I love finding adult books that I can pair with kid's books because it means that when my kids have a million questions about their book's subject, I stand a better chance of knowing what the answers are. Also, I find that we have better conversations if we are both engaged in the book. For kids, we have a picture book about John Lewis's childhood in Alabama, Preaching to the Chickens by Jabari Asim and E.B. Lewis. For adults and older kids too (maybe junior high and up), the comic book series MARCH written by John Lewis partnered with author Andrew Aydin and artist Nate Powell. Let's dive in!

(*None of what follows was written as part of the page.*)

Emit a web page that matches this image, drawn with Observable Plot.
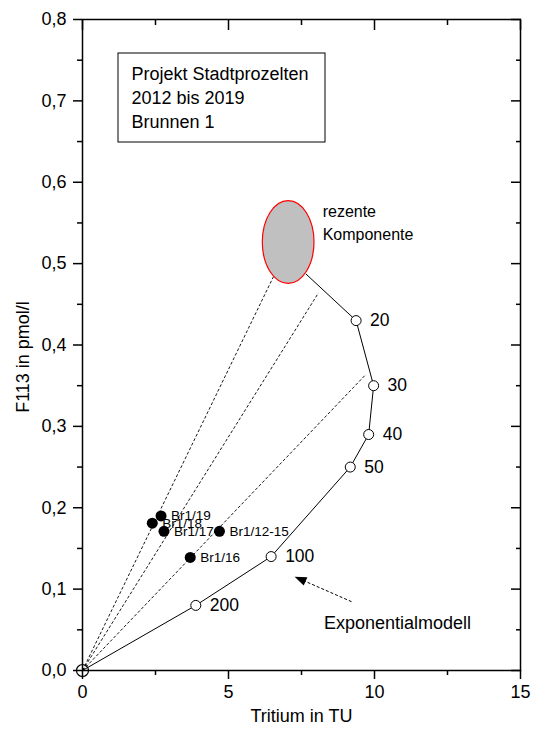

John Lewis grew up on a rural Alabama farm in a large family. His parents were sharecroppers, and already at a young age, he faced everything that came with life as a black person in the Jim Crow South. Preaching to the Chickens doesn't address any of the racism Lewis' family must have faced, instead, this book focuses on a positive aspect of his young life - his love of going to church and listening to his preacher. As a kid, John Lewis loved to pretend he was a preacher of a barnyard church. When he went out to feed the chickens, he would practice delivering sermons. When new chicks hatched, he would go out and "baptize" them in a cup of water. He did this so often that his family started calling him "preacher". This is a really sweet story that is historically accurate but still remains entertaining for younger kids. That doesn't always happen in historical picture books. I love the pictures too. They are beautiful watercolor paintings. recommended age: 5 and up
About John Lewis, Bill Clinton said,
"Congressman John Lewis has been a resounding moral voice in the quest for equality for more than fifty years, and I'm so pleased that he is sharing his memories of the Civil Rights Movement with America's young leaders. In March, he brings a whole new generation with him."
Comic books have been having a moment for a while now with no slowing down. Whether you call them "comic books" or "graphic novels", they are such a great choice for older kids and anyone that feels like they "don't like to read". The grid form and pictures make the reading go super fast, and I feel like you still get good reading in at the same time. Even people who consider themselves avid readers can love comic books. The format brings a new way of interacting with the story. Most of us know a good bit about the Civil Rights Movement, but reading MARCH brings a whole new way to experience history. It makes it way more real to see it as well as read it. Something about comic books makes the material more emotional. Definitely check out MARCH!